Он то дремлет летаргическим сном, лежа на максудовской кровати, то полон бодрости и сил, как гости из загробного мира на балу у сатаны. Не жестокости ради он мучает актеров, заставляя по сто раз вручать букет возлюбленной или произносить реплику про зарево. Ему действительно чудится, что сто первая попытка «остановить мгновение» и проиграть его заново вдруг да окажется удачной. Качанов играет вовсе не безумного или самодура, но мастера, увязшего в безвременьи. Он упорно стремится уловить то, что составляет тайну творчества, но опутан паутиной своей великой теории перевоплощения.

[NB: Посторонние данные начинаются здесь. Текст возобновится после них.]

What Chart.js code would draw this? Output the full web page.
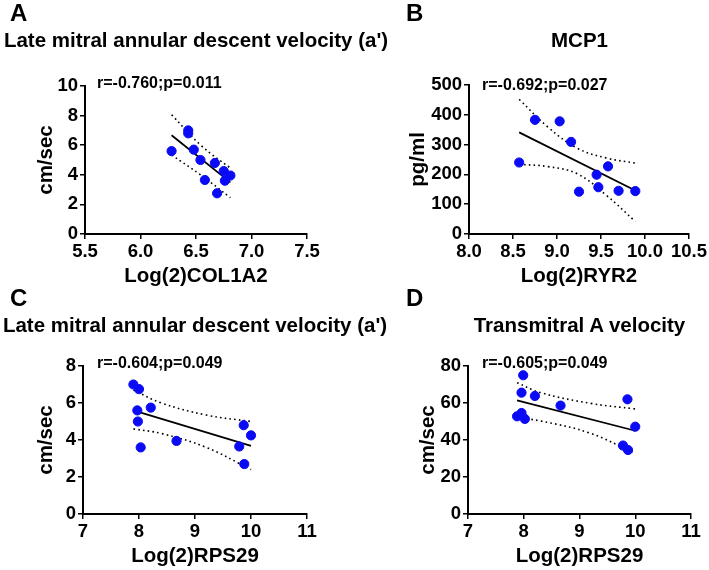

Когда театральность и дикость исканий Ивана Васильевича становятся совсем уж невыносимы, на сцене вдруг начинает идти дождь. Настоящий дождь, который льется на актеров Независимого театра. Такие дожди любил советский кинематограф шестидесятых годов – неистовые и очищающие. Надо признать, что эффект подлинности здесь оказывается более сильным, чем в фильмах Хуциева – вода тут падает не на ковбойки и ситцевые платьица, а на фраки и лаковые туфли. Хотя бы дождь заставляет таких людей быть естественными. Сергей Женовач как режиссер и автор композиции не поддался в своей постановке «Записок покойника» двум очевидным искушениям. Первому – сыграть если не капустник, то гротеск, сатиру. Второму – в буквальном смысле демоническому. На него прямо указывает сам Булгаков, писавший роман о дьяволе параллельно с «Записками покойника». Издатель Рудольфи в его книге появляется под арию Мефистофеля из оперы «Фауст», кабинет Гавриила Степановича освещается «адским красным огнем». Да и мир преисподней вроде бы есть на сцене – Максудова приглашают в театр, буквально призывая спуститься вниз, в темный люк. Казалось бы, чего проще – вот мир игры и изолгавшейся театральности, вот – несчастный новичок с его искренними непониманием законов закулисья.